Two spring members in comb form of 8 mm in width and 90 mm in length were formed exhaustively of a nickel sheet of 0.5 mm in thickness, 110 mm in length and 288 in width. A comb form of strip that forms each spring member was attached at 10 mm-portions of the ends of its teeth to an electrode, and was bent at its portions of 50 mm in length from the ends with the strip portion being 10 mm in width. Expanded metal was then welded to those 10 mm-portions.

A very-ultra-low-pressure sensitive paper (made by Fuji Photo Film Co., Ltd. and sold under the trade name of Prescale for very-ultra-low pressure) was applied over a sheet. Then, a member including spring members with the electrode coupled to them was pressed against the very-ultra-low-pressure sensitive recording paper in close contact with the electrode to cause a 5-mm displacement of the spring members. At this time, the distribution of pressure over the very-ultra-low-pressure sensitive recording paper was observed.

As can be seen from the obtained results shown in FIG. 3, the spots of the spring members welded to the electrode showed a pressure distribution of 4 to 5 kg/cm², the portions of the spring members to the electrode a pressure distribution of 1 to 2 kg/cm², and the rest a pressure distribution of 0 to 2 kg/cm². It is also seen that the pressure applied to the ion exchange membrane at the welded sports was not high enough to have an adverse influence on the ion exchange membrane.

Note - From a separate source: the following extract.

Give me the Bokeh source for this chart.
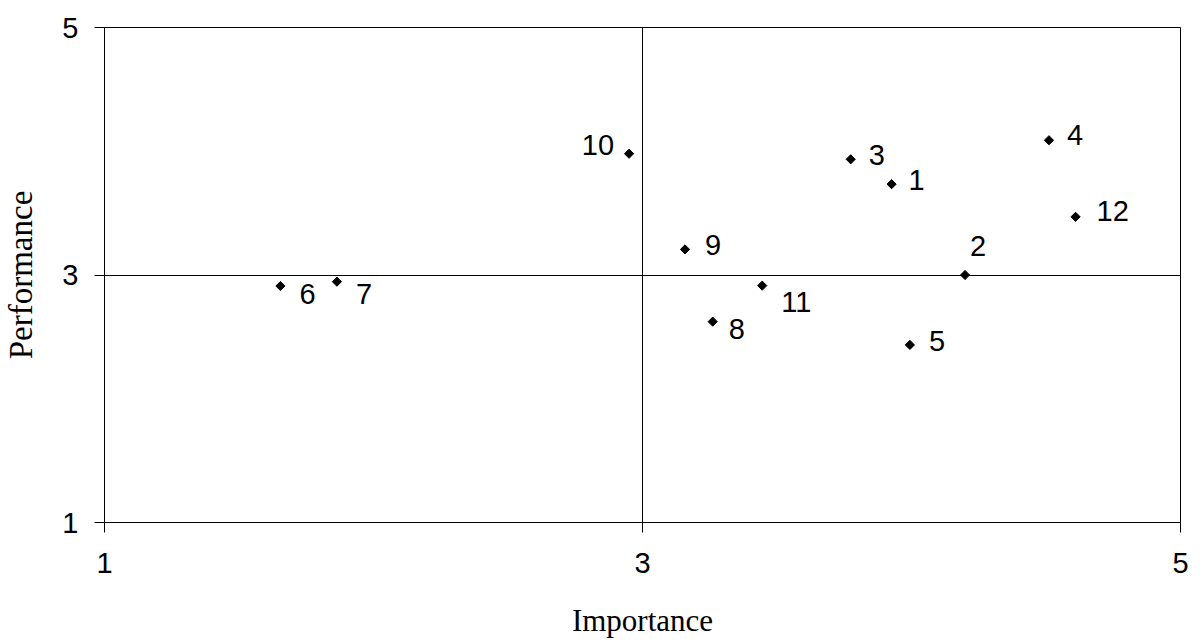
from bokeh.plotting import figure
from bokeh.models import ColumnDataSource, FixedTicker, Range1d
from bokeh.core.properties import value
from bokeh.embed import file_html
from bokeh.resources import INLINE

# ---- data ----
labels = ["1", "2", "3", "4", "5", "6", "7", "8", "9", "10", "11", "12"]
importance = [3.926, 4.199, 3.774, 4.511, 3.994, 1.654, 1.864, 3.261, 3.158, 2.950, 3.445, 4.610]
performance = [3.734, 3.000, 3.935, 4.089, 2.435, 2.911, 2.946, 2.623, 3.207, 3.980, 2.914, 3.470]
axis_ticks = [1, 3, 5]

# ---- label placement (screen pixels, style only) ----
label_dx = [17, 5, 18, 18, 19, 19, 19, 16, 20, -15, 19, 21]
label_dy = [-4, -29, -4, -5, -4, 8, 12, 7, -4, -9, 16, -6]
label_align = ["left"] * 9 + ["right"] + ["left"] * 2

src = ColumnDataSource(dict(x=importance, y=performance, lab=labels,
                            dx=label_dx, dy=label_dy, al=label_align))

p = figure(width=1192, height=640, output_backend="svg", toolbar_location=None,
           x_range=Range1d(1, 5), y_range=Range1d(1, 5),
           min_border_left=103, min_border_right=12, min_border_top=27, min_border_bottom=117)
p.background_fill_color = "white"
p.border_fill_color = "white"
p.outline_line_color = "black"
p.outline_line_width = 1

for ax in (p.xaxis[0], p.yaxis[0]):
    ax.ticker = FixedTicker(ticks=axis_ticks)
    ax.major_tick_in = 0
    ax.major_tick_out = 10
    ax.minor_tick_line_color = None
    ax.axis_line_color = "black"
    ax.major_tick_line_color = "black"
    ax.major_label_text_font = "Liberation Sans"
    ax.major_label_text_font_size = "29px"
    ax.major_label_text_color = "black"
    ax.axis_label_text_font = "Liberation Serif"
    ax.axis_label_text_font_style = "normal"
    ax.axis_label_text_color = "black"

p.xaxis.axis_label = "Importance"
p.yaxis.axis_label = "Performance"
p.xaxis.axis_label_text_font_size = "31px"
p.yaxis.axis_label_text_font_size = "33px"
p.xaxis.major_label_standoff = 20
p.xaxis.axis_label_standoff = 27
p.yaxis.major_label_standoff = 16
p.yaxis.axis_label_standoff = 20

for g in (p.xgrid[0], p.ygrid[0]):
    g.ticker = FixedTicker(ticks=axis_ticks)
    g.grid_line_color = "black"
    g.grid_line_width = 1
    g.grid_line_alpha = 1.0

p.scatter("x", "y", source=src, marker="square", size=6.5, angle=0.785398,
          fill_color="black", line_color="black")
p.text("x", "y", text="lab", source=src, x_offset="dx", y_offset="dy",
       text_align="al", text_baseline="middle",
       text_font=value("Liberation Sans"), text_font_size="29px", text_color="black")

open("out.html", "w").write(file_html(p, INLINE))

As evident from the foregoing, the present invention provides an electrolytic cell having an electrode attached thereto by means of a spring member that is in comb form with its teeth bent. In this electrolytic cell, while the electrode surface is kept in a very smooth state, it can be retained with any desired spacing with respect to an opposite electrode or an ion exchange membrane. Thus, the electrode is easily attached to the partition of the electrolytic cell, and is held with any desired distance with respect to an ion exchange membrane, etc., but without causing damage thereto, so that the electrolytic voltage can be reduced considerably.

Claims

What we claim:

1. An electrolytic cell with a movable electrode attached thereto, comprising an electrode which is spacedly joined to free ends of a plurality of teeth spring means projecting from a strip member which is attached to a partition or rib support member of the electrolytic cell wherein said electrode is adjustably spaced from said partition or rib support member.

2. An electrolytic cell as claimed in claim 1, wherein said electrolytic cell is partitioned by an ion-exchange membrane.

3. An electrolytic cell as claimed in claim 1, wherein said spring means is electrolytic current conducting means.